O missionário lembra de todos os cinco casos entre os sanumás (o primeiro aconteceu em 2002). Em janeiro deste ano, uma jovem de menos de 18 anos descobriu que o marido estava aprontando e decidiu fugir com os filhos para a tribo de seus parentes. A sogra lhe tomou as crianças e ela decidiu se matar. Ninguém levou a sério a ameaça porque, até então, sanumá não se matava. Depois de sua morte, seu marido, Geraldo Sanumá, também tomou veneno, mas foi salvo. Os outros três casos deste ano seguem a mesma linha: motivos banais, brigas do dia-a-dia e pequenas desavenças. "Nada que não pudesse ser resolvido como sempre foi entre eles: com um grito", garante Silva. "Os sanumás sempre viram o suicídio dos iecuanas como se fosse uma fraqueza. Hoje, dizem que o mal que ronda a aldeia dos vizinhos chegou aos ianomâmis", diz Silva.

EPIDEMIA

O auto-extermínio indígena não é um fato novo. Ele figura desde muito tempo entre várias etnias e com propósitos diferentes. Para os suruvahas, habitantes das margens do Rio Purus, no sul do Amazonas, o suicídio é cultural, tem a ver com a aceitação da alma no paraíso. Outras tribos o usam como meta religiosa. Desde 1995, no entanto, o suicídio indígena foi apontado como uma epidemia entre os guaranis e os caiovás de Mato Grosso do Sul. Condenado pelos costumes e crenças, e considerado fruto de feitiçaria, ele passou a ser praticado por jovens e crianças, por motivos banais. Há poucos anos descobriu-se a mesma situação em algumas aldeias do Alto Rio Negro, no Amazonas, e, mais recentemente, entre os iecuanas e sanumás de Uauaris.

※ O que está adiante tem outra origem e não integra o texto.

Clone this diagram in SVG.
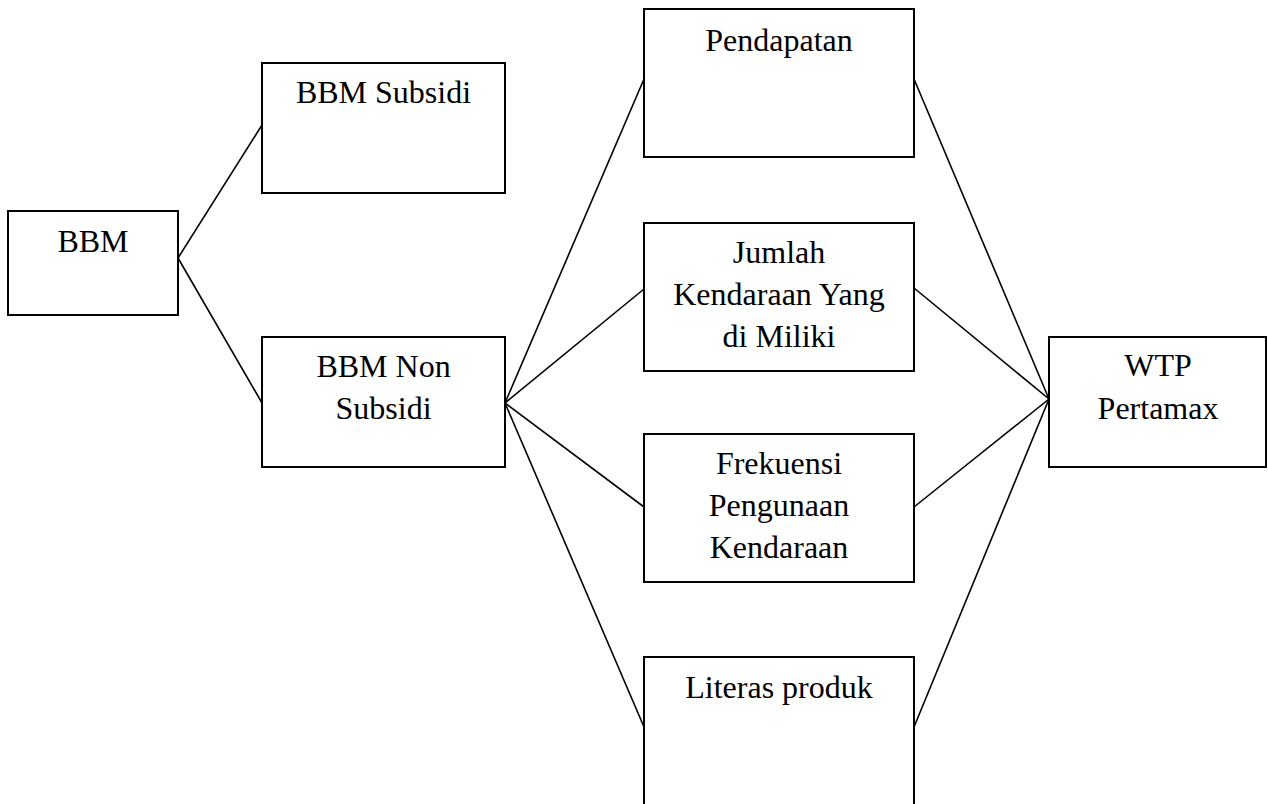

Para o antropólogo e professor do departamento de Ciências Sociais da Universidade Federal do Amazonas, Ademir Ramos, um fator pode ser observado na maioria das localidades afetadas: a falta de perspectiva no futuro. "Todos os povos que perdem a perspectiva de amanhã buscam o próprio fim. Seja por motivos materiais, como no caso dos guaranis e dos caiovás, que ainda não conseguiram a demarcação de suas terras e vivem em condições de extrema pobreza, como em outros casos, em que os índios têm o território, mas são dependentes economicamente da sociedade regional", explica. Ele defende que o suicídio não é um fenômeno natural, e sim produto do contato de índios com brancos.

O presidente da Missão Evangélica da Amazônia, Milton Camargo, afirma que, por conseqüência dos suicídios, os iecuanas estão se dividindo em dois grupos e deixando Uauaris. "Um grupo vai se juntar aos parentes na Venezuela e o outro se muda para outro lugar, onde acreditam que os espíritos do mal não os encontrarão."

O antropólogo Ademir Ramos tenta explicar a situação citando o sociólogo Durkein. "O suicídio não é uma decisão voluntária e sim uma patologia social. O índio passa a ser produto do meio onde ele vive", diz. "Não adianta demarcar terras indígenas e esquecer que os índios precisam de uma política econômica para se desenvolver. Tem também de ser levada em conta a presença dos brancos dentro da aldeia, que pode causar uma confusão de identidade étnica."